== STORED RECORDS ==

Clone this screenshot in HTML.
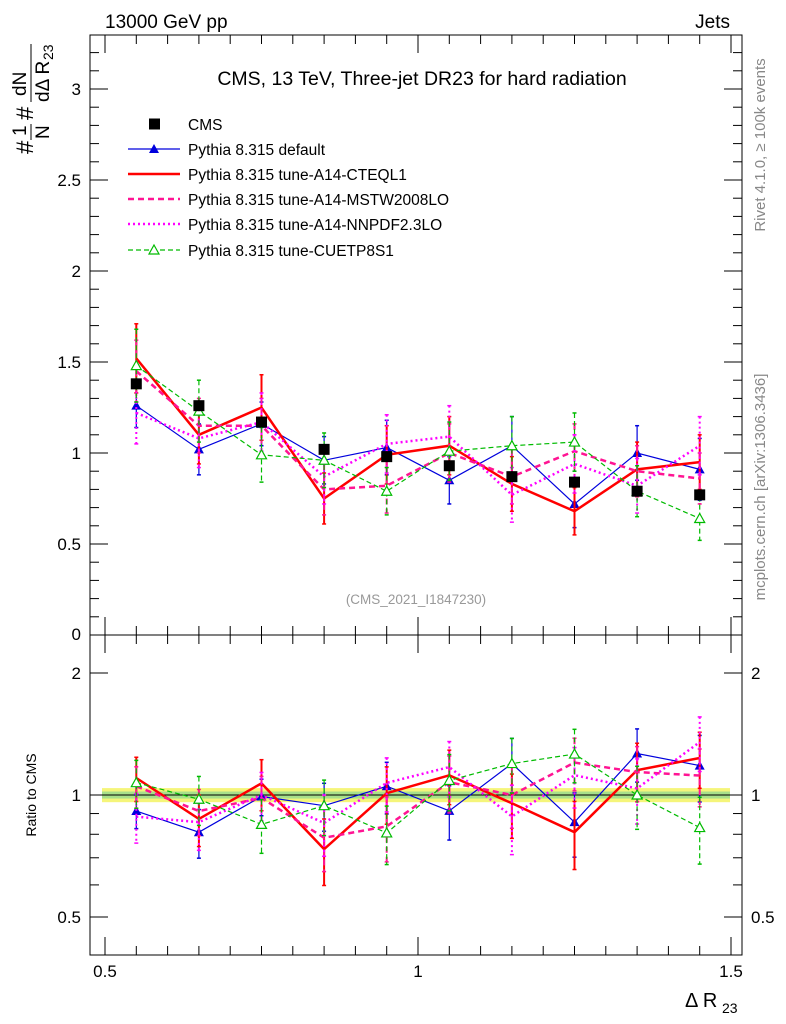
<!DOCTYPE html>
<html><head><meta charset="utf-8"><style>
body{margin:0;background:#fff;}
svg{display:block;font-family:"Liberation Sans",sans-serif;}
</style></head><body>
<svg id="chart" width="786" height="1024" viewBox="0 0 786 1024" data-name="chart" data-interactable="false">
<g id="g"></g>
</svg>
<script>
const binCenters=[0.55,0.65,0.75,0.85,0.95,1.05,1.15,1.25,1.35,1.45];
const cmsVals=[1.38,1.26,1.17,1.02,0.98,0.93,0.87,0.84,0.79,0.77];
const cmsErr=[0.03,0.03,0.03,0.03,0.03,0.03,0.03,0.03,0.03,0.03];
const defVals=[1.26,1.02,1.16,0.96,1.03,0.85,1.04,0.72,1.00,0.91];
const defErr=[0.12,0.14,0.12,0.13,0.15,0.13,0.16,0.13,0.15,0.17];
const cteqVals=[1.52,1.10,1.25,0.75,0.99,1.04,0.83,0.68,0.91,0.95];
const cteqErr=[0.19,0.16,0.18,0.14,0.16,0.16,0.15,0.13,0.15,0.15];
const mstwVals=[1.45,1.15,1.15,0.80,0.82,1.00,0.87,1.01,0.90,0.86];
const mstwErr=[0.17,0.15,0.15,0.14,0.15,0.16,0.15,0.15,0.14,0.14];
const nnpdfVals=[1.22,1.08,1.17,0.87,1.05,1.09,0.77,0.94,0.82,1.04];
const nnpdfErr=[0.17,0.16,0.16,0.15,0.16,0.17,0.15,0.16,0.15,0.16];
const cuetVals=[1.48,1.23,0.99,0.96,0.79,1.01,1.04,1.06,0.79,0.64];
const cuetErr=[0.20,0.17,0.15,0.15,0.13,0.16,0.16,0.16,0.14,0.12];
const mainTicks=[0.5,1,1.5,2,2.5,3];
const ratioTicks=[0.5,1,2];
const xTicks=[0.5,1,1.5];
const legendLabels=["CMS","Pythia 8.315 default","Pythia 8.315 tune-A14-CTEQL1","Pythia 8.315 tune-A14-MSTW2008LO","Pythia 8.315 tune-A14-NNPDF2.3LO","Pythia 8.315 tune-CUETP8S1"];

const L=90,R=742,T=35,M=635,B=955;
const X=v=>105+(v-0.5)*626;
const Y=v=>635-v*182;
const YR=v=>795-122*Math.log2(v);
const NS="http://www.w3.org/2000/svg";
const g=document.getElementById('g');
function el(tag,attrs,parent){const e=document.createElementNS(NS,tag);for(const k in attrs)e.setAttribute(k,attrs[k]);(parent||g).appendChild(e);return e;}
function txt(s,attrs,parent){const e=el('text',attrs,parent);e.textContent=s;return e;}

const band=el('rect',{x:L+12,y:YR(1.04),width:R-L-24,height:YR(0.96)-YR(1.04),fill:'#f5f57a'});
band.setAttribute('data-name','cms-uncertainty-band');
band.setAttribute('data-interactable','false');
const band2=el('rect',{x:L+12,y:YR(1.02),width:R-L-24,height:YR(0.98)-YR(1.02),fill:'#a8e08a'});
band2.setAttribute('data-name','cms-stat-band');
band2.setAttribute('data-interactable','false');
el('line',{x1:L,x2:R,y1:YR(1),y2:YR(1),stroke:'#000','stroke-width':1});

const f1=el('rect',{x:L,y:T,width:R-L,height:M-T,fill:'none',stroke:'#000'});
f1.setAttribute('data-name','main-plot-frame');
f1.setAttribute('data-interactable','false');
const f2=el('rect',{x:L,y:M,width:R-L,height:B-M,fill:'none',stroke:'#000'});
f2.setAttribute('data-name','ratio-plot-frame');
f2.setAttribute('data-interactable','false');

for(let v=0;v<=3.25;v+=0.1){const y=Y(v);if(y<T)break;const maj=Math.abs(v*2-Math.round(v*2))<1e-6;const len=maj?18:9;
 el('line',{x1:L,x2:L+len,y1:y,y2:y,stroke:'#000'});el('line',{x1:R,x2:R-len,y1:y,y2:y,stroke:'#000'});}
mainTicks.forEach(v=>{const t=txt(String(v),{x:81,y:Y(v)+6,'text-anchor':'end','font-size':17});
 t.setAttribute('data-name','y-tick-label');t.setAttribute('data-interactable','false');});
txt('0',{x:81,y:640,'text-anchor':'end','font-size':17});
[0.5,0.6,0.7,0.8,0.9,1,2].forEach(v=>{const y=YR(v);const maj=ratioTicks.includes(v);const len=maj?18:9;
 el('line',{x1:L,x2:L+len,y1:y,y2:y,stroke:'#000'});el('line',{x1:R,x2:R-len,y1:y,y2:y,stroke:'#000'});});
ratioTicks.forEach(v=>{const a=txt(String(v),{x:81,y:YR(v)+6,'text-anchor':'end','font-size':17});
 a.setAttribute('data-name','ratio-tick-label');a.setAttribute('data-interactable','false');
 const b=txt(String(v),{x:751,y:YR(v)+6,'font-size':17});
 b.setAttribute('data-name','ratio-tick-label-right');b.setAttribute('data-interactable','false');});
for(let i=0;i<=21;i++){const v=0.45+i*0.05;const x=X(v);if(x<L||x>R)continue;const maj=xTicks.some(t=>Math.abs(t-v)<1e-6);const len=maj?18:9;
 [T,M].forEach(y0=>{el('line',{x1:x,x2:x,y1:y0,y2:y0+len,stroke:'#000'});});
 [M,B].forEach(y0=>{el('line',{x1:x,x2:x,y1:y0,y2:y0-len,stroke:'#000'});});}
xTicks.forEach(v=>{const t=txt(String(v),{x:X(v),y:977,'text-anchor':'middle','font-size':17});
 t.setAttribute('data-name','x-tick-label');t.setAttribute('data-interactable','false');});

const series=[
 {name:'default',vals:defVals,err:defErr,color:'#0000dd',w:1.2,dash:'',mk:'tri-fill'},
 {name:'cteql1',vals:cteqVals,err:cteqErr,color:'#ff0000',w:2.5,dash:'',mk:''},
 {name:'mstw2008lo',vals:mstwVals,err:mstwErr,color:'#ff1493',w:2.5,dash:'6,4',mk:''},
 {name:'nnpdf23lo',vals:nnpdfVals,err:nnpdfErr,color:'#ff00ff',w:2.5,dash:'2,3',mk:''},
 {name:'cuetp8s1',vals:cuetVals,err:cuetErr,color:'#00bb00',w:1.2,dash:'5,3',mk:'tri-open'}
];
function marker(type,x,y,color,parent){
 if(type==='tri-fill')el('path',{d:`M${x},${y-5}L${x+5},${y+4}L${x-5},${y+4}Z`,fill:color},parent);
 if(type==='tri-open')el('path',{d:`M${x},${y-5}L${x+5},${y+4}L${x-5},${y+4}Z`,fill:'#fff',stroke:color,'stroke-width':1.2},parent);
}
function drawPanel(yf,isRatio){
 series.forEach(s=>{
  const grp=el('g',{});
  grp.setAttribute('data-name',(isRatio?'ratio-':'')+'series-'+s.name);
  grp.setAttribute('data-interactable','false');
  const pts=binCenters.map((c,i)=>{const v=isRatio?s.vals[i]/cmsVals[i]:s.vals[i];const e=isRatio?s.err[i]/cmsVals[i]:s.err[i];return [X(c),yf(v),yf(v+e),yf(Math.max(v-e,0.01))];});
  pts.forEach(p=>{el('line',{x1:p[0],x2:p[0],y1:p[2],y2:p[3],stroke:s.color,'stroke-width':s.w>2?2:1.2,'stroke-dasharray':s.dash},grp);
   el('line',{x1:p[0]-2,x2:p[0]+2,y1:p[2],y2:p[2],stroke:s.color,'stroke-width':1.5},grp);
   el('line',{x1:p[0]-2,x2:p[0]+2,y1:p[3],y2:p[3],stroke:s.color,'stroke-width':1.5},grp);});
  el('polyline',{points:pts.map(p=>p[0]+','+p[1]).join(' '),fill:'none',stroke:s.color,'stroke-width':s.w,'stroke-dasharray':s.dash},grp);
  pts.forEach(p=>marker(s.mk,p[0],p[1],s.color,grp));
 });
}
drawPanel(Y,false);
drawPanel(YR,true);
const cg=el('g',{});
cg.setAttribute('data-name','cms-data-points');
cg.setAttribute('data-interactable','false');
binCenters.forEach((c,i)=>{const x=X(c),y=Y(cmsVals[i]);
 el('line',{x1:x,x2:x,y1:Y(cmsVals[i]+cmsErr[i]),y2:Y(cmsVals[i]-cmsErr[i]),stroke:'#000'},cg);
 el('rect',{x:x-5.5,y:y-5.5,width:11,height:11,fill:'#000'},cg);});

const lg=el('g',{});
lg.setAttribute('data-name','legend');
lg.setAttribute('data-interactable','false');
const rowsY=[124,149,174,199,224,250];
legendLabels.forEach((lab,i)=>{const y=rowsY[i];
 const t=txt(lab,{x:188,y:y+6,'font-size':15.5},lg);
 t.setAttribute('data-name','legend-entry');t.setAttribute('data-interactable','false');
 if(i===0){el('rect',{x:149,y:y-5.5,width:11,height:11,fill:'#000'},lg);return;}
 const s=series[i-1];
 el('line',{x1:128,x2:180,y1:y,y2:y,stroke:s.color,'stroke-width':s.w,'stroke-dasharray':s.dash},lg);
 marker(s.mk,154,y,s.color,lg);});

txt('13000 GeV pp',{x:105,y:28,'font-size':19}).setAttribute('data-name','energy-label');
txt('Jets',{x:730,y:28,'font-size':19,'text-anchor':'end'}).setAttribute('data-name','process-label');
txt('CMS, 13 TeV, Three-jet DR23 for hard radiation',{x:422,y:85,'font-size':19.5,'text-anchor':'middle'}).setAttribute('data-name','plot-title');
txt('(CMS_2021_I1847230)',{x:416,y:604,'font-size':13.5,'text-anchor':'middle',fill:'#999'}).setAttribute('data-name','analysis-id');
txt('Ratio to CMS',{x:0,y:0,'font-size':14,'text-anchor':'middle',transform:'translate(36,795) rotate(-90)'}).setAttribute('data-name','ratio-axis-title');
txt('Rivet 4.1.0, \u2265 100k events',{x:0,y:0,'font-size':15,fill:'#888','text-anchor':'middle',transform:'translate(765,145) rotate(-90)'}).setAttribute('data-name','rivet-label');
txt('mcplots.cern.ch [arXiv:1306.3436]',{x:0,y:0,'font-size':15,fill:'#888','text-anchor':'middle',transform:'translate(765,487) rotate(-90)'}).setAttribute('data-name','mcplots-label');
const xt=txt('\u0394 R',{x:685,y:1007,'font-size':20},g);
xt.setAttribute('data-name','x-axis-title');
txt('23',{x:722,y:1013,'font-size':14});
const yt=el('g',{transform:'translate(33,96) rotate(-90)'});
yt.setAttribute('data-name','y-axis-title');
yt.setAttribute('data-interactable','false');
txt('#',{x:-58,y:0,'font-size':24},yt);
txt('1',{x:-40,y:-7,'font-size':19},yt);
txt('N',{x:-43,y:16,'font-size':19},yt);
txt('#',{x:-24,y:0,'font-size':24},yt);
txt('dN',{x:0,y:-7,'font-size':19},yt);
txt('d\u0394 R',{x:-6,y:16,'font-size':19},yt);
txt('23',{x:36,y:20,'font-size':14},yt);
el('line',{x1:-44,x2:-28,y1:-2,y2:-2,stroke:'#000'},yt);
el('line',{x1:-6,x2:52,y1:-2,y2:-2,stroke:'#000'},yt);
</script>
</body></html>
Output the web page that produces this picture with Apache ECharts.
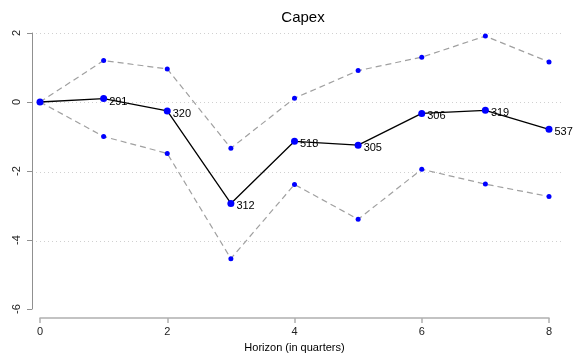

===

* _WHAT NEEDS TO BE DONE_
From the entries above, select each line containing the string "this".

* _TASK SOLUTION_
Clone this screenshot in HTML.
Output the web page that produces this picture with Apache ECharts.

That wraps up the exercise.